Monday, June 18, 2012

Jenna Black, Shadowspell

Title: Shadowspell
Series: Faeriewalker Trilogy Book 2
Author: Jenna Black
Rating: Five Siren Stones

Genre: Fantasy Young Adult
Key-words: Fairies, Wild Hunt, Avalon
Length:  Novel 
ISBN: 978-0312575946
Price:  (Print) $9.99
Publisher:  St. Martin's
Reviewer:  Kayden McLeod

On top of spending most of her time in a bunker like safe house and having her dates hijacked by a formidable Fae bodyguard, Faeriewalker Dana Hathaway is in for some more bad news: the Erlking and his pack of murderous minions known as the Wild Hunt have descended upon Avalon. With his homicidal appetite and immortal powers, the Erlking has long been the nightmare of the Fae realm. A fragile treaty with the Faerie Queen, sealed with a mysterious spell, is the one thing that keeps him from hunting unchecked in Avalon, the only place on Earth where humans and Fae live together. Which means Dana’s in trouble, since it’s common knowledge that the Faerie Queen wants her – and her rare Faeriewalker powers – dead. The smoldering, sexy Erlking’s got his sights set on Dana, but does he only seek to kill her, or does he have something much darker in mind?
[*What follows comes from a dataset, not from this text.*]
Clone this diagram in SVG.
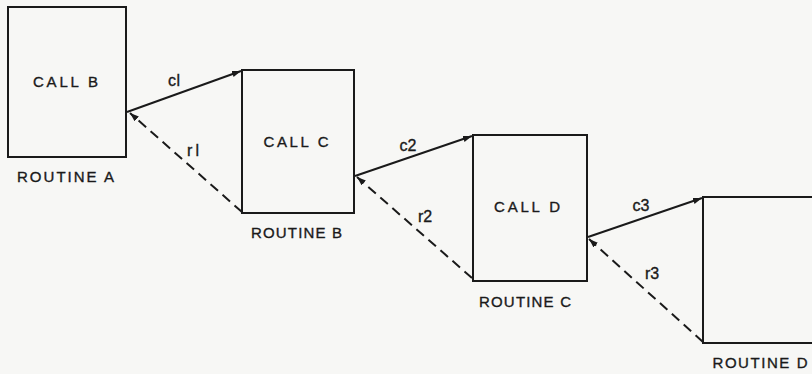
<svg xmlns="http://www.w3.org/2000/svg" width="812" height="374" viewBox="0 0 812 374">
<style>
.box{fill:none;stroke:#1a1a1a;stroke-width:2}
.lbl{font-family:"Liberation Sans",Arial,sans-serif;font-size:15px;fill:#1a1a1a;stroke:#1a1a1a;stroke-width:0.35;text-anchor:middle}
.sm{font-family:"Liberation Sans",Arial,sans-serif;font-size:16px;fill:#1a1a1a;stroke:#1a1a1a;stroke-width:0.35;text-anchor:middle}
.call{fill:none;stroke:#1a1a1a;stroke-width:2;marker-end:url(#ah)}
.ret{fill:none;stroke:#1a1a1a;stroke-width:2;stroke-dasharray:10 6;marker-end:url(#ah)}
</style>
<defs>
<marker id="ah" markerUnits="userSpaceOnUse" markerWidth="10" markerHeight="8" refX="9" refY="4" orient="auto">
<path d="M0,0.8 L9,4 L0,7.2 Z" fill="#1a1a1a"/>
</marker>
</defs>
<rect width="812" height="374" fill="#f7f7f5"/>
<g id="routineA">
<rect class="box" x="8" y="7" width="118" height="150"/>
<text class="lbl" x="65.5" y="87" textLength="65" lengthAdjust="spacing">CALL B</text>
<text class="lbl" x="65.5" y="182" textLength="97" lengthAdjust="spacing">ROUTINE A</text>
</g>
<g id="routineB">
<rect class="box" x="242" y="70" width="112" height="143"/>
<text class="lbl" x="296" y="147" textLength="65" lengthAdjust="spacing">CALL C</text>
<text class="lbl" x="296.5" y="238" textLength="91" lengthAdjust="spacing">ROUTINE B</text>
</g>
<g id="routineC">
<rect class="box" x="473" y="135" width="114" height="146"/>
<text class="lbl" x="527" y="212" textLength="66" lengthAdjust="spacing">CALL D</text>
<text class="lbl" x="525" y="307" textLength="92" lengthAdjust="spacing">ROUTINE C</text>
</g>
<g id="routineD">
<path class="box" d="M830,197 H703 V343 H830"/>
<text class="lbl" x="760" y="368" textLength="95" lengthAdjust="spacing">ROUTINE D</text>
</g>
<g id="connectors">
<line class="call" x1="127" y1="112" x2="241" y2="71"/>
<line class="ret" x1="242" y1="212" x2="130" y2="113"/>
<line class="call" x1="355" y1="176" x2="472" y2="136"/>
<line class="ret" x1="472" y1="278" x2="357" y2="177"/>
<line class="call" x1="588" y1="237" x2="702" y2="198"/>
<line class="ret" x1="703" y1="342" x2="589" y2="239"/>
<text class="sm" x="174" y="86" textLength="12" lengthAdjust="spacing">cl</text>
<text class="sm" x="193" y="156" textLength="12" lengthAdjust="spacing">rl</text>
<text class="sm" x="408" y="151">c2</text>
<text class="sm" x="425" y="222">r2</text>
<text class="sm" x="641" y="211">c3</text>
<text class="sm" x="652" y="279">r3</text>
</g>
</svg>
Shadowspell is a titillating tale, bound to draw you into the new world with an exciting cast of characters.

I found Shadowspell on sale, and though I hadn’t read the first book nor did the bookstore carry it, I picked it up, because Jenna Black rang a bell with me, I just didn’t remember why. When I got home, I found her Watchers in the Night on my shelves, which is an adult geared novel. I just hadn’t associated YA with her.

And am I glad I brought this book home! I’ve been reading a lot of fae related fiction lately, but Shadowspell stood out from the crowd along with Julie Kagawa’s Iron Fey series, with its daring edge, unexpected twists and a keen sense of originality that strayed from the tried and true. Even without having read Glimmerglass, the author wrote the story that just because I hadn’t read the back story leading up to this book, I wasn’t left feeling clueless and lost in the references to prior events in the Faeriewalker Trilogy.

Though the lead character from which the story is voiced, Dana, has realistic flaws, she had a backbone, the determination to see her decisions through, and the sense to accept the consequences of her calculated risks. One of my biggest complaints about YA heroines as of late, is their overall weak personas: the co-dependence, and nearly constant foolhardy mistakes that suggest their brains have became defective upon meeting the hero. Dana impressed me from the first page, until the last, regardless of her occasional misstep in the name of what is right.

Suffice to say, the moment I leave work this evening, I will heading back to the bookstore to pick up the third installment of the Faeriewalker Trilogy, Siren Song.